* [EXERCISE PROMPT]:
Skip the pictures. Transcribe the rest of the data below without changing a word.

--- Begin ---

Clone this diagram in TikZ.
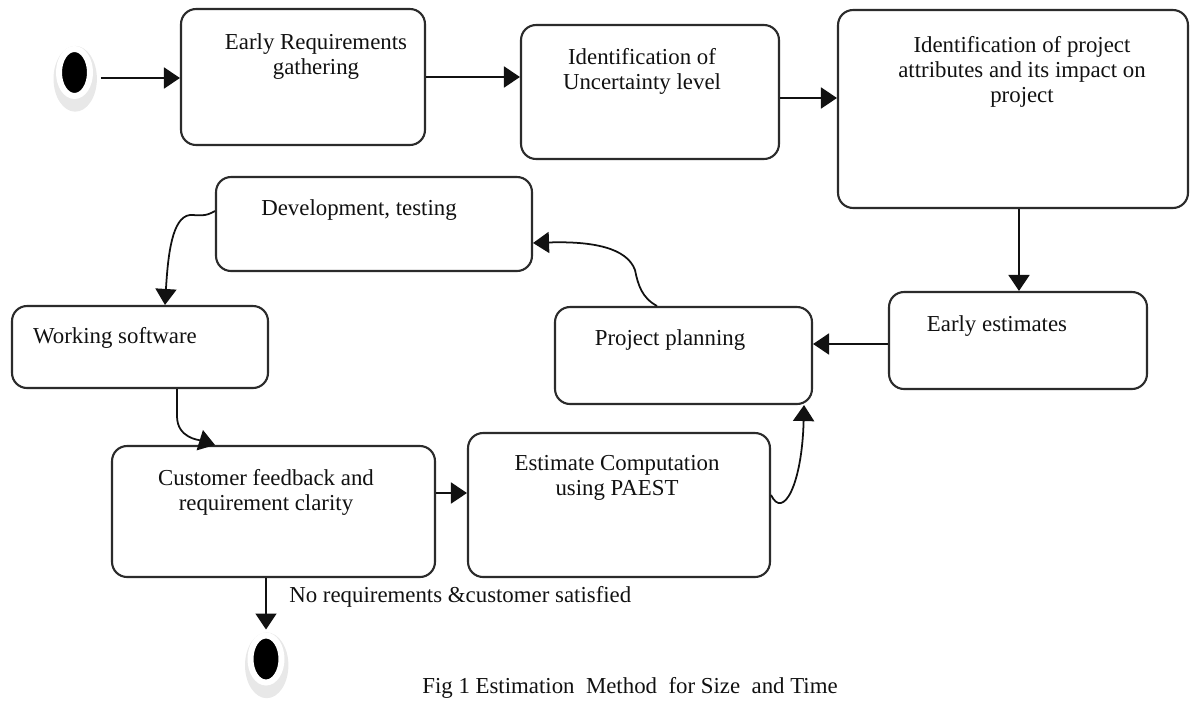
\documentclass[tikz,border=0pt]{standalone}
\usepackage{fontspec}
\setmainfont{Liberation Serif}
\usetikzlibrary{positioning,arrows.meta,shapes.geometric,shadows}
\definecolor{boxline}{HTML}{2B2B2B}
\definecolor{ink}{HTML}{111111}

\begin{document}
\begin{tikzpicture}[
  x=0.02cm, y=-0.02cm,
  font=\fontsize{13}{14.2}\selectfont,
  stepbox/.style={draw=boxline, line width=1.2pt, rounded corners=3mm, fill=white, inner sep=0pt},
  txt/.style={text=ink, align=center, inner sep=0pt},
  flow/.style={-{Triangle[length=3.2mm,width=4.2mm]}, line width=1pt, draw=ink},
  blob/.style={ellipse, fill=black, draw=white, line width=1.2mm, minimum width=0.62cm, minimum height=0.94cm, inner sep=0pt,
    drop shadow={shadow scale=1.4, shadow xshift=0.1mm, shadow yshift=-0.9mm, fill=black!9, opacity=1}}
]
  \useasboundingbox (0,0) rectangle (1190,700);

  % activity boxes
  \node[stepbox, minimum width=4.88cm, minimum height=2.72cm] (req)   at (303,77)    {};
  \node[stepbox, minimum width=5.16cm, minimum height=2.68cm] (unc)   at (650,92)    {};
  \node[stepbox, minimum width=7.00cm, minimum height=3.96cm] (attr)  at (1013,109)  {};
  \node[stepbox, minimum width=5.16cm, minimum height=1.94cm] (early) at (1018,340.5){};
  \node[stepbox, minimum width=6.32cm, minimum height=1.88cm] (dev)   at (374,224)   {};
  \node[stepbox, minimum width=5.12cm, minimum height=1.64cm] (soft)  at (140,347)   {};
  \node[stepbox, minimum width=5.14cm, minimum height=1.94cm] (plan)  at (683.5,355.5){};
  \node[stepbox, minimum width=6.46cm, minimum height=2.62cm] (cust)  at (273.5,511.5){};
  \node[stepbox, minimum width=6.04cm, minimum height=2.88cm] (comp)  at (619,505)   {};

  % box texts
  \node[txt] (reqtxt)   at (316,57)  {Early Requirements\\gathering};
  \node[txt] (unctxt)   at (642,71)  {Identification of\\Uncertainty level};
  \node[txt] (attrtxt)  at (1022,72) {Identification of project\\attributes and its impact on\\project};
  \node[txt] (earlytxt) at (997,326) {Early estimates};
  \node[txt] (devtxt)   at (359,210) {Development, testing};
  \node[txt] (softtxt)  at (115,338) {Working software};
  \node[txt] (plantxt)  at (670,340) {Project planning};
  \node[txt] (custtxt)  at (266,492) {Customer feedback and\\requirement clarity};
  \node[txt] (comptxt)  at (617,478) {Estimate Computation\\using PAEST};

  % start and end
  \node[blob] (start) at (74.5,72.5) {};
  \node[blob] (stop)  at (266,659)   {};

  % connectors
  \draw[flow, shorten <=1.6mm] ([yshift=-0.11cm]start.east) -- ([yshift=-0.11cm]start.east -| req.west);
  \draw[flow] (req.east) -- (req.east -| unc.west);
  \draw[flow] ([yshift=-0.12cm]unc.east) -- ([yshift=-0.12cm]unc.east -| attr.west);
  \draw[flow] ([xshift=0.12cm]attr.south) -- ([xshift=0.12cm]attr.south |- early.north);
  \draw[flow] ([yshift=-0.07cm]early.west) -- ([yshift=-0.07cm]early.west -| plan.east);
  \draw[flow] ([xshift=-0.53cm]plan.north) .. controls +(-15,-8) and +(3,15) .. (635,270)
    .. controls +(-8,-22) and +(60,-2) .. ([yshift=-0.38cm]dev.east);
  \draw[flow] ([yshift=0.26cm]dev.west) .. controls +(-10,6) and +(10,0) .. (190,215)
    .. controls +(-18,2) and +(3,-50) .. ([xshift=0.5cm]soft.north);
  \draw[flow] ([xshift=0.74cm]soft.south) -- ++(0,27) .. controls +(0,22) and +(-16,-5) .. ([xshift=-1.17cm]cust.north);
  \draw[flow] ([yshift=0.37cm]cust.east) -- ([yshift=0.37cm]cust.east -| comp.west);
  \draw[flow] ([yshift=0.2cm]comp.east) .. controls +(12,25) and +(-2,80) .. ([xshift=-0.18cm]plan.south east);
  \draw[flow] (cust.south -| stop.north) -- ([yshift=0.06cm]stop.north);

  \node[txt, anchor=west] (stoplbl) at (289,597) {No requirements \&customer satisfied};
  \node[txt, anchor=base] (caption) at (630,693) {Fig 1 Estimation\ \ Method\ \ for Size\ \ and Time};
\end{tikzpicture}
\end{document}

--- End ---

* [FINISHED TASK]:
Clone this diagram in TikZ.
\documentclass[tikz,border=0pt]{standalone}
\usepackage{fontspec}
\setmainfont{Liberation Serif}
\usetikzlibrary{positioning,arrows.meta,shapes.geometric,shadows}
\definecolor{boxline}{HTML}{2B2B2B}
\definecolor{ink}{HTML}{111111}

\begin{document}
\begin{tikzpicture}[
  x=0.02cm, y=-0.02cm,
  font=\fontsize{13}{14.2}\selectfont,
  stepbox/.style={draw=boxline, line width=1.2pt, rounded corners=3mm, fill=white, inner sep=0pt},
  txt/.style={text=ink, align=center, inner sep=0pt},
  flow/.style={-{Triangle[length=3.2mm,width=4.2mm]}, line width=1pt, draw=ink},
  blob/.style={ellipse, fill=black, draw=white, line width=1.2mm, minimum width=0.62cm, minimum height=0.94cm, inner sep=0pt,
    drop shadow={shadow scale=1.4, shadow xshift=0.1mm, shadow yshift=-0.9mm, fill=black!9, opacity=1}}
]
  \useasboundingbox (0,0) rectangle (1190,700);

  % activity boxes
  \node[stepbox, minimum width=4.88cm, minimum height=2.72cm] (req)   at (303,77)    {};
  \node[stepbox, minimum width=5.16cm, minimum height=2.68cm] (unc)   at (650,92)    {};
  \node[stepbox, minimum width=7.00cm, minimum height=3.96cm] (attr)  at (1013,109)  {};
  \node[stepbox, minimum width=5.16cm, minimum height=1.94cm] (early) at (1018,340.5){};
  \node[stepbox, minimum width=6.32cm, minimum height=1.88cm] (dev)   at (374,224)   {};
  \node[stepbox, minimum width=5.12cm, minimum height=1.64cm] (soft)  at (140,347)   {};
  \node[stepbox, minimum width=5.14cm, minimum height=1.94cm] (plan)  at (683.5,355.5){};
  \node[stepbox, minimum width=6.46cm, minimum height=2.62cm] (cust)  at (273.5,511.5){};
  \node[stepbox, minimum width=6.04cm, minimum height=2.88cm] (comp)  at (619,505)   {};

  % box texts
  \node[txt] (reqtxt)   at (316,57)  {Early Requirements\\gathering};
  \node[txt] (unctxt)   at (642,71)  {Identification of\\Uncertainty level};
  \node[txt] (attrtxt)  at (1022,72) {Identification of project\\attributes and its impact on\\project};
  \node[txt] (earlytxt) at (997,326) {Early estimates};
  \node[txt] (devtxt)   at (359,210) {Development, testing};
  \node[txt] (softtxt)  at (115,338) {Working software};
  \node[txt] (plantxt)  at (670,340) {Project planning};
  \node[txt] (custtxt)  at (266,492) {Customer feedback and\\requirement clarity};
  \node[txt] (comptxt)  at (617,478) {Estimate Computation\\using PAEST};

  % start and end
  \node[blob] (start) at (74.5,72.5) {};
  \node[blob] (stop)  at (266,659)   {};

  % connectors
  \draw[flow, shorten <=1.6mm] ([yshift=-0.11cm]start.east) -- ([yshift=-0.11cm]start.east -| req.west);
  \draw[flow] (req.east) -- (req.east -| unc.west);
  \draw[flow] ([yshift=-0.12cm]unc.east) -- ([yshift=-0.12cm]unc.east -| attr.west);
  \draw[flow] ([xshift=0.12cm]attr.south) -- ([xshift=0.12cm]attr.south |- early.north);
  \draw[flow] ([yshift=-0.07cm]early.west) -- ([yshift=-0.07cm]early.west -| plan.east);
  \draw[flow] ([xshift=-0.53cm]plan.north) .. controls +(-15,-8) and +(3,15) .. (635,270)
    .. controls +(-8,-22) and +(60,-2) .. ([yshift=-0.38cm]dev.east);
  \draw[flow] ([yshift=0.26cm]dev.west) .. controls +(-10,6) and +(10,0) .. (190,215)
    .. controls +(-18,2) and +(3,-50) .. ([xshift=0.5cm]soft.north);
  \draw[flow] ([xshift=0.74cm]soft.south) -- ++(0,27) .. controls +(0,22) and +(-16,-5) .. ([xshift=-1.17cm]cust.north);
  \draw[flow] ([yshift=0.37cm]cust.east) -- ([yshift=0.37cm]cust.east -| comp.west);
  \draw[flow] ([yshift=0.2cm]comp.east) .. controls +(12,25) and +(-2,80) .. ([xshift=-0.18cm]plan.south east);
  \draw[flow] (cust.south -| stop.north) -- ([yshift=0.06cm]stop.north);

  \node[txt, anchor=west] (stoplbl) at (289,597) {No requirements \&customer satisfied};
  \node[txt, anchor=base] (caption) at (630,693) {Fig 1 Estimation\ \ Method\ \ for Size\ \ and Time};
\end{tikzpicture}
\end{document}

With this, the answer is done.